▶ THE REQUEST: Your task is to repeat the lines from the line with "What matplotlib code" to the line with "plt.rcParams['font.family'] = ['Lato', 'DejaVu", both ends included, and nothing else. Pictures stay out of the copy.

Plotting code records:
+ + + + + + +
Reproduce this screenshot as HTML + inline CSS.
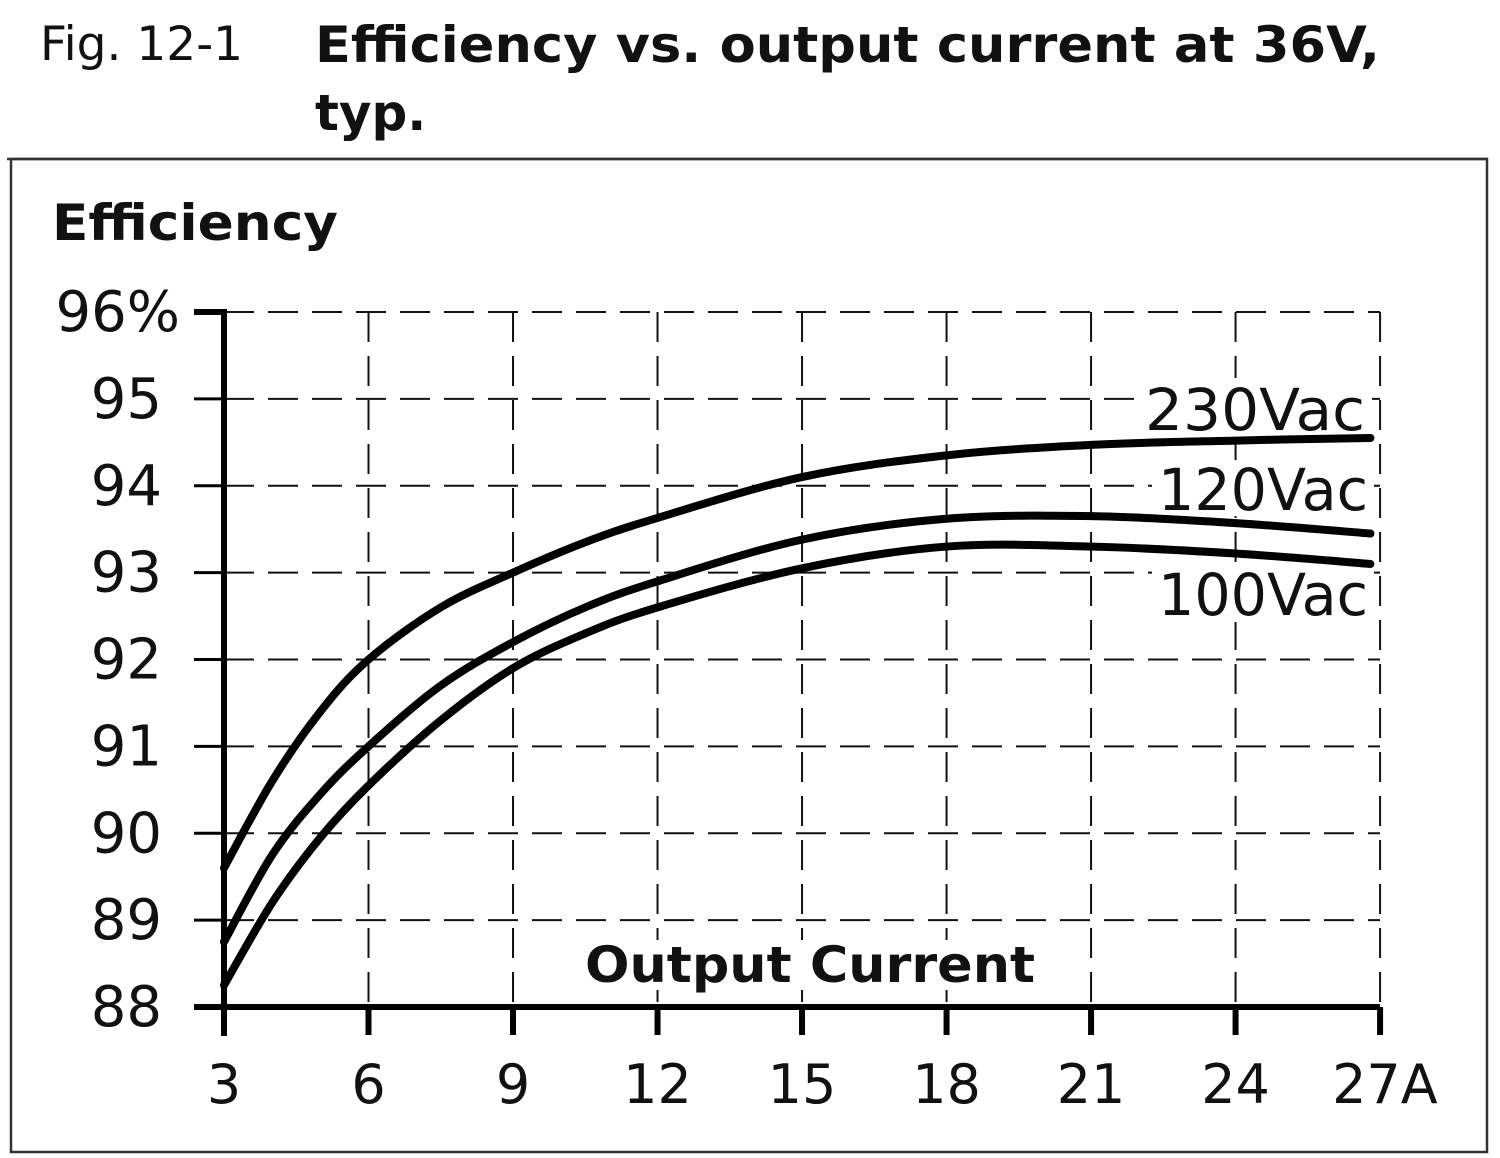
<!DOCTYPE html>
<html><head><meta charset="utf-8"><style>
html,body{margin:0;padding:0;background:#fff}
svg{display:block}
text{font-family:"DejaVu Sans","Liberation Sans",sans-serif;fill:#111}
</style></head><body>
<svg id="s" width="1500" height="1158" viewBox="0 0 1500 1158" xmlns="http://www.w3.org/2000/svg">
<rect x="0" y="0" width="1500" height="1158" fill="#fff"/>
<text x="40" y="60" font-size="47">Fig. 12-1</text>
<text x="315" y="62" font-size="50" font-weight="bold" textLength="1065" lengthAdjust="spacingAndGlyphs">Efficiency vs. output current at 36V,</text>
<text x="315" y="130" font-size="50" font-weight="bold">typ.</text>
<line x1="7" y1="159" x2="1488" y2="159" stroke="#333" stroke-width="2.5"/>
<rect x="11" y="159" width="1476" height="993" fill="none" stroke="#333" stroke-width="2.5"/>
<text x="52" y="240" font-size="50" font-weight="bold" textLength="286" lengthAdjust="spacingAndGlyphs">Efficiency</text>
<g id="grid" stroke="#111" stroke-width="2" stroke-dasharray="30,14" fill="none"></g>
<rect x="1140" y="378" width="232" height="56" fill="#fff"/>
<rect x="1152" y="460" width="222" height="56" fill="#fff"/>
<rect x="1152" y="566" width="222" height="56" fill="#fff"/>
<rect x="580" y="940" width="460" height="50" fill="#fff"/>
<g id="axes" stroke="#000" fill="none"></g>
<g id="lbl"></g>
<g id="curves" stroke="#000" stroke-width="8" fill="none" stroke-linecap="round" stroke-linejoin="round"></g>
<text x="810" y="982" font-size="50" font-weight="bold" text-anchor="middle" textLength="450" lengthAdjust="spacingAndGlyphs">Output Current</text>
<text x="1365" y="430" font-size="58" text-anchor="end" textLength="220" lengthAdjust="spacingAndGlyphs">230Vac</text>
<text x="1368" y="510" font-size="58" text-anchor="end" textLength="210" lengthAdjust="spacingAndGlyphs">120Vac</text>
<text x="1368" y="615" font-size="58" text-anchor="end" textLength="210" lengthAdjust="spacingAndGlyphs">100Vac</text>
</svg>
<script>
const NS="http://www.w3.org/2000/svg";
const X=a=>224+(a-3)*48.17, Y=v=>312+(96-v)*86.875;
function el(p,t,at,txt){const e=document.createElementNS(NS,t);for(const k in at)e.setAttribute(k,at[k]);if(txt)e.textContent=txt;document.getElementById(p).appendChild(e);}
for(let a=6;a<=27;a+=3)el("grid","line",{x1:X(a),y1:312,x2:X(a),y2:1007});
for(let v=89;v<=96;v++)el("grid","line",{x1:224,y1:Y(v),x2:1380,y2:Y(v)});
el("axes","line",{x1:224,y1:309,x2:224,y2:1036,"stroke-width":6});
el("axes","line",{x1:194,y1:1007,x2:1380,y2:1007,"stroke-width":6});
for(let v=88;v<=96;v++)el("axes","line",{x1:194,y1:Y(v),x2:224,y2:Y(v),"stroke-width":v==96||v==88?6:3});
for(let a=6;a<=27;a+=3)el("axes","line",{x1:X(a),y1:1007,x2:X(a),y2:1035,"stroke-width":6});
for(let v=88;v<=96;v++)el("lbl","text",{x:v==96?180:162,y:Y(v)+19,"font-size":56,"text-anchor":"end"},v==96?"96%":String(v));
for(let a=3;a<=27;a+=3)el("lbl","text",{x:X(a),y:1103,"font-size":54,"text-anchor":a==27?"start":"middle",dx:a==27?-48:0},a==27?"27A":String(a));
const A=[3,4,5,6,7.5,9,10.5,12,15,18,21,24,26.8];
const D=[[89.6,90.6,91.4,92.0,92.6,93.0,93.35,93.63,94.1,94.35,94.47,94.52,94.55],
[88.75,89.75,90.45,91.0,91.7,92.2,92.6,92.9,93.38,93.62,93.65,93.57,93.45],
[88.25,89.2,89.95,90.55,91.3,91.9,92.3,92.6,93.05,93.3,93.3,93.22,93.1]];
for(const d of D){const P=A.map((a,i)=>[X(a),Y(d[i])]);let s="M"+P[0];
for(let i=0;i<P.length-1;i++){const p0=P[Math.max(0,i-1)],p1=P[i],p2=P[i+1],p3=P[Math.min(P.length-1,i+2)];
const c1=[p1[0]+(p2[0]-p0[0])/6,p1[1]+(p2[1]-p0[1])/6],c2=[p2[0]-(p3[0]-p1[0])/6,p2[1]-(p3[1]-p1[1])/6];
s+=" C"+c1+" "+c2+" "+p2;}
el("curves","path",{d:s});}
</script>
</body></html>
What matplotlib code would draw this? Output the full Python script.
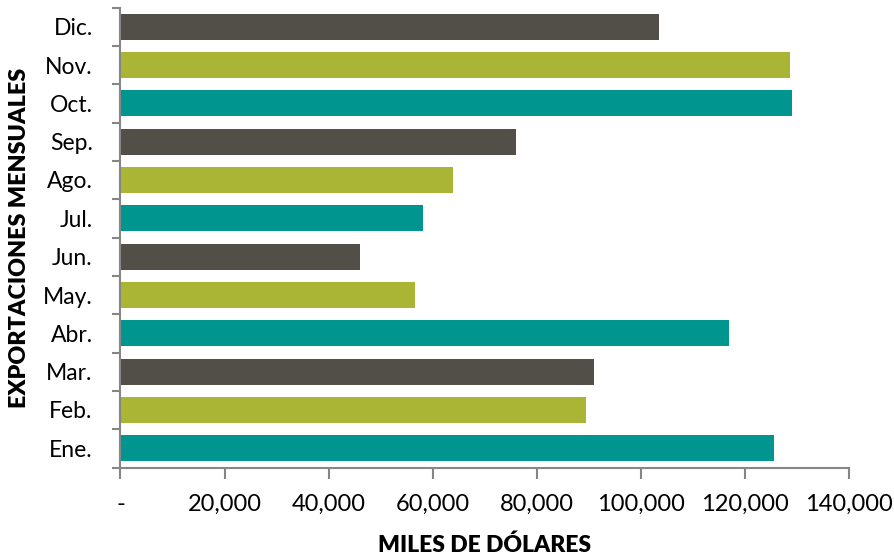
import matplotlib
matplotlib.use("Agg")
import matplotlib.pyplot as plt
from matplotlib.ticker import FuncFormatter

plt.rcParams['font.family'] = ['Lato', 'DejaVu Sans']

months = ["Ene.", "Feb.", "Mar.", "Abr.", "May.", "Jun.",
          "Jul.", "Ago.", "Sep.", "Oct.", "Nov.", "Dic."]
values = [125650, 89550, 90990, 116930, 56590, 46020,
          58130, 63890, 76000, 129040, 128610, 103480]
palette = ["#00968F", "#AAB535", "#524F48"]
colors = [palette[i % 3] for i in range(len(months))]
xticks = [0, 20000, 40000, 60000, 80000, 100000, 120000, 140000]

fig = plt.figure(figsize=(8.95, 5.56), dpi=100)
ax = fig.add_axes([120.5/895, 1 - 467.5/556, (849-120.5)/895, 460/556])

y = list(range(len(months)))
ax.barh(y, values, height=0.67, color=colors)
ax.set_ylim(-0.5, len(months) - 0.5)
ax.set_xlim(0, 140000)

ax.set_yticks([i - 0.5 for i in range(len(months) + 1)], minor=False)
ax.set_yticklabels([])
ax.set_yticks(y, minor=True)
ax.set_yticklabels(months, minor=True, fontsize=16.5)
ax.tick_params(axis='y', which='minor', length=0, pad=20)
ax.tick_params(axis='y', which='major', length=6, width=1.5, color='#868686', direction='out')

ax.set_xticks(xticks)
ax.xaxis.set_major_formatter(FuncFormatter(lambda v, p: '-' if v == 0 else f'{int(v):,}'))
ax.tick_params(axis='x', length=8, width=1.5, color='#868686', direction='out', labelsize=17, pad=11)

for s in ['top', 'right']:
    ax.spines[s].set_visible(False)
for s in ['left', 'bottom']:
    ax.spines[s].set_color('#868686')
    ax.spines[s].set_linewidth(1.5)

ax.set_xlabel("MILES DE DÓLARES", fontsize=16.5, fontweight='heavy', labelpad=14)
ax.set_ylabel("EXPORTACIONES MENSUALES", fontsize=16.8, fontweight='heavy', labelpad=9)

fig.savefig("out.png", dpi=100)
+ + + + + + +
▶ SOLUTION TO THIS PROBLEM:
What matplotlib code would draw this? Output the full Python script.
import matplotlib
matplotlib.use("Agg")
import matplotlib.pyplot as plt
from matplotlib.ticker import FuncFormatter

plt.rcParams['font.family'] = ['Lato', 'DejaVu Sans']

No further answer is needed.